At the flick of a button, she can learn how much Caltrans officials know about the same incident and what they are doing about it. "There were major incidents in the past where some disastrous crash had occurred on the freeway .... Caltrans raced to the scene, we didn't even know about it," says Tvedten. "Now we are all working out of one database."

Sam Esquenazi, senior transportation engineer for Caltrans, says coordinating tactics is essential because for every minute it takes to clear an accident, traffic remains backed up for four minutes. "A 15 minute accident means a congested queue of cars for one hour," he says, "and a one hour clearance means a half-day of congestion."

Along with such congestion come increased fuel consumption, cost, and waste, as well as significant air pollution. Data released this week show Los Angeles has the nation's most congested streets, wasting 600 million gallons of gas each year in cars that are simply idling.

Besides electronic signs and meters that can help direct traffic, commuters can now tune into a new Highway Advisory Radio and call a Highway Advisory Telephone number. A working map of the corridor is also available on the Internet, with information updated every three minutes so commuters can check congestion before leaving home.

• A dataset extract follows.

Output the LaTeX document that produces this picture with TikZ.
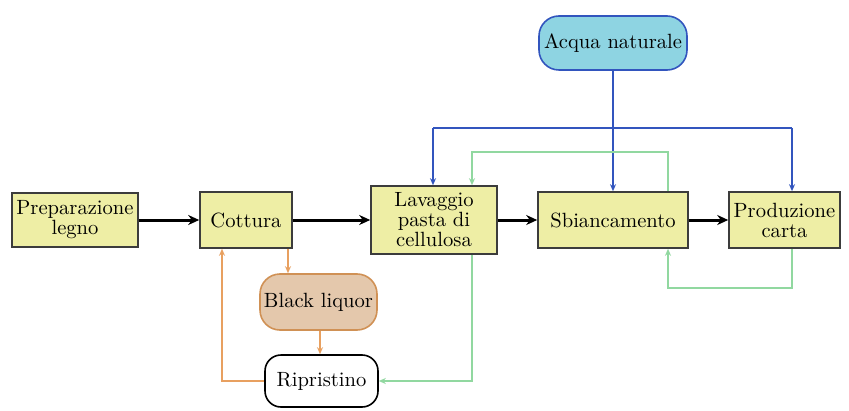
\documentclass[tikz,border=0pt]{standalone}
\usetikzlibrary{arrows.meta}
\definecolor{boxfill}{RGB}{238,238,165}
\definecolor{boxdraw}{RGB}{60,60,60}
\definecolor{acquafill}{RGB}{142,212,226}
\definecolor{acquadraw}{RGB}{50,85,190}
\definecolor{liqfill}{RGB}{228,200,172}
\definecolor{liqdraw}{RGB}{208,145,85}
\definecolor{orangeline}{RGB}{232,160,96}
\definecolor{greenline}{RGB}{145,216,160}
\definecolor{blueline}{RGB}{50,85,190}
\tikzset{
  procbox/.style={draw=boxdraw, fill=boxfill, line width=0.8pt, inner sep=0pt, align=center,
    font=\fontsize{10.3}{10}\selectfont},
  roundbox/.style={rounded corners=10pt, line width=0.8pt, inner sep=0pt, align=center,
    font=\fontsize{10.3}{10}\selectfont},
  mainarrow/.style={-{Stealth[length=5.5pt,width=5pt]}, line width=1.5pt, black},
  bluearrow/.style={line width=1pt, blueline},
  greenarrow/.style={line width=0.8pt, greenline},
  orangearrow/.style={line width=0.7pt, orangeline},
  smalltip/.style={-{Stealth[length=3.5pt,width=3pt]}}
}
\begin{document}
\begin{tikzpicture}[x=0.5pt, y=-0.5pt]
\useasboundingbox (0,0) rectangle (849,411);
\fill[white] (0,0) rectangle (849,411);

\node[procbox, minimum width=63pt, minimum height=27pt] (prep) at (75,220) {Preparazione\\legno};
\node[procbox, minimum width=46pt, minimum height=28pt] (cott) at (246,220) {Cottura};
\node[procbox, minimum width=63pt, minimum height=34pt] (lav) at (434,220) {Lavaggio\\pasta di\\cellulosa};
\node[procbox, minimum width=75pt, minimum height=28pt] (sb) at (613,220) {Sbiancamento};
\node[procbox, minimum width=55.5pt, minimum height=28pt] (prod) at (784.5,220) {Produzione\\carta};
\node[roundbox, draw=acquadraw, fill=acquafill, minimum width=74pt, minimum height=27pt] (acqua) at (613,43) {Acqua naturale};
\node[roundbox, draw=liqdraw, fill=liqfill, minimum width=58.5pt, minimum height=28pt] (liq) at (318.5,302) {Black liquor};
\node[roundbox, draw=black, fill=white, rounded corners=8pt, minimum width=56.5pt, minimum height=26pt] (rip) at (321.5,381) {Ripristino};

% main flow
\draw[mainarrow] (prep) -- (cott);
\draw[mainarrow] (cott) -- (lav);
\draw[mainarrow] (lav) -- (sb);
\draw[mainarrow] (sb) -- (prod);

% blue water distribution
\coordinate (bL) at (433,128);
\coordinate (bR) at (792,128);
\draw[bluearrow] (bL) -- (bR);
\draw[bluearrow, smalltip] (acqua.south) -- (sb.north);
\draw[bluearrow, smalltip] (bL) -- (bL |- lav.north);
\draw[bluearrow, smalltip] (bR) -- (bR |- prod.north);

% green recycle
\coordinate (g1) at (792,288);
\coordinate (g2) at (668,288);
\draw[greenarrow, smalltip] (g1 |- prod.south) -- (g1) -- (g2) -- (g2 |- sb.south);
\coordinate (g3) at (668,152);
\coordinate (g4) at (472,152);
\draw[greenarrow, smalltip] (g3 |- sb.north) -- (g3) -- (g4) -- (g4 |- lav.north);
\coordinate (g5) at (472,381);
\draw[greenarrow, smalltip] (g5 |- lav.south) -- (g5) -- (rip.east);

% orange liquor loop
\coordinate (o1) at (288,0);
\draw[orangearrow, smalltip] (o1 |- cott.south) -- (o1 |- liq.north);
\coordinate (o3) at (320,0);
\draw[orangearrow, smalltip] (o3 |- liq.south) -- (o3 |- rip.north);
\coordinate (o2) at (222,381);
\draw[orangearrow, smalltip] (rip.west) -- (o2) -- (o2 |- cott.south);
\end{tikzpicture}
\end{document}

Now just weeks old, the Smart Corridor project is working out some bugs such as phone and radio access. Experts say the system's success or failure may depend on how willing drivers are to take directions given by the freeway signs, and how residents and business owners along the adjacent city streets take to having their roadways choked with cars.

Stubborn commuters

"There is much evidence that commuters are highly unwilling to alternate their routes to work," says C. Kenneth Orski, director of Urban Mobility Corp., a traffic consulting firm in Washington, D.C. "There is also evidence that local homeowners put up fierce resistance to ... shifting cars into their neighborhoods."

David Rizzo, a traffic helicopter broadcaster in Los Angeles, agrees. "I have gazed down in amazement as hundreds of motorists continue on their merry way toward a horrendous accident," he says, "even though several radio traffic reporters and roadside message signs have warned them that the road is blocked ahead."

But for now, officials say the idea is working, at least on a small scale. "My computer tells me how many cars are taking the route I suggest and how many don't," says Tvedten. "Enough of them seem to be doing it that the total amount of congestion we are seeing is diminishing."